There are, we find, a few authors that even someone of literary tastes and background is much more likely to know of than to have read. They are familiar from references in other works, sometimes from an easily quotable line, but actual reading of their own works is remarkably limited. We would put Erasmus and Sir Thomas Browne in this category, as well as Michel de Montaigne. We’re not sure why their actual readership is so limited; their works are not as long and/or difficult as, say, the Divine Comedy or the Aeneid. They just haven’t been included in the basic canon. But they are familiar names, so that we need only use the one word “Montaigne” and there is no ambiguity.
A few years ago our tutor found a translation of Montaigne’s Essays in a used-book shop, and picked it up. He passed it around among us as soon as he was finished. We found it a remarkably interesting and candid book, full of insights and departures from common ideas and dogma, as well as time-tested wisdom. We agreed with our tutor that it would be extremely interesting if the laws of time and space were suspended so we could actually meet the man; “So that,” he said, “I could argue with him.”
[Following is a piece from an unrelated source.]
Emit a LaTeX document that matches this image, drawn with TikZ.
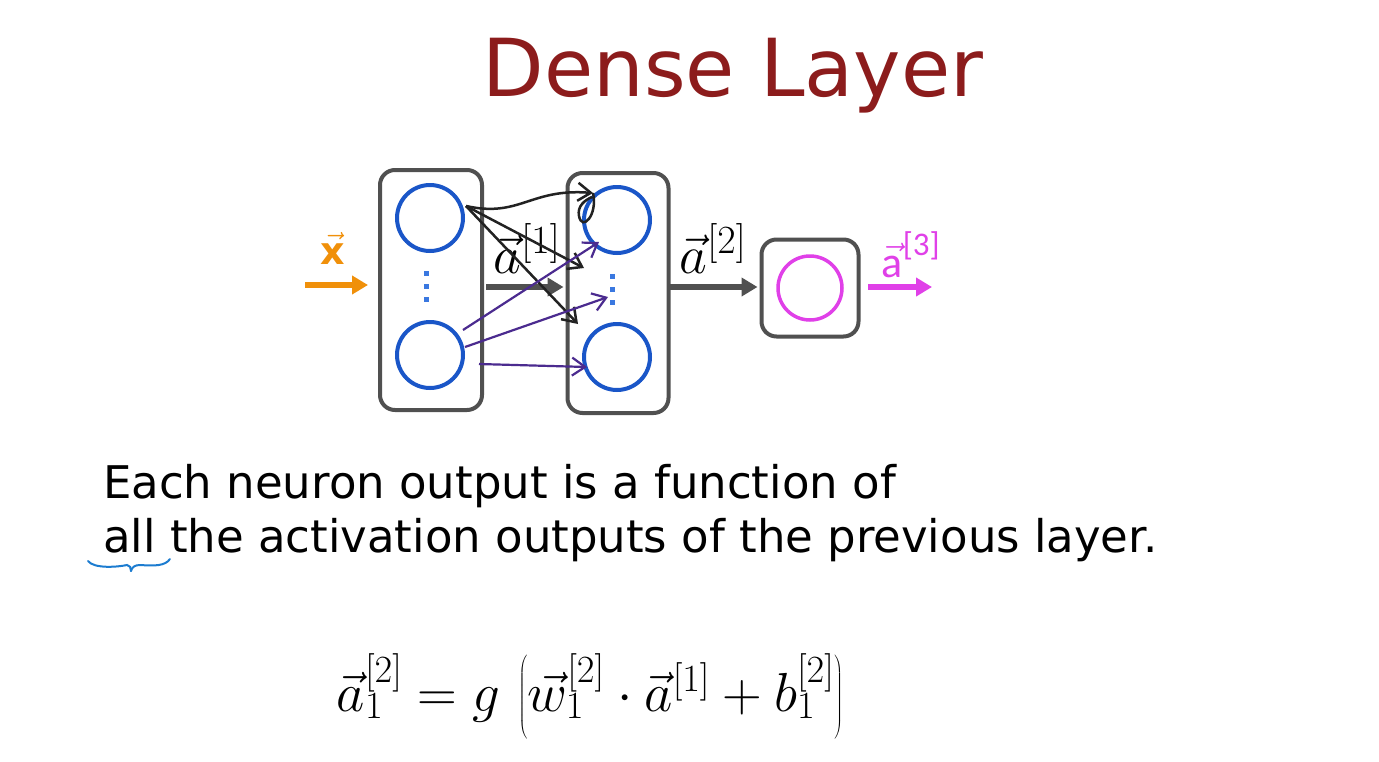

Of course it seems at least impolite to call up a figure from the past just to disagree with him. Indeed, one could call it presumptuous; Montaigne is acknowledged to have been a Great Thinker, the inventor of the modern essay, while none of us have any pretension along those lines. And of course there is material in the Essays that has not stood the test of time. They were written in the sixteenth century, while France was undergoing her Wars of Religion, and much has changed since then; there have been discoveries and disappointments in plenty. Advice on how to run the household of a minor noble, and how to educate the heir, may not have much application now. But those parts are not what our tutor means.
There are passages in which he disagrees with Montaigne’s approach and reasoning, and he thinks a discussion with the author would be fruitful. Not simply to change the mind of the man; that would particularly pointless at this date, in any case. But he thinks that Montaigne was so honest and interested in the truth, as well as educated and able in many fields, that between them they could reach conclusions. Good conclusions, firmly grounded, and of great value. (Contrast this with our picture of Samuel Johnson, to whom any argument could have only a winner and a loser. This may be unfair to him, but it’s certainly applicable to a large class of people.)
So we ask this question: if you could call up someone out of the past, not to absorb their wisdom nor to impart your own, but to find a truth; who would it be?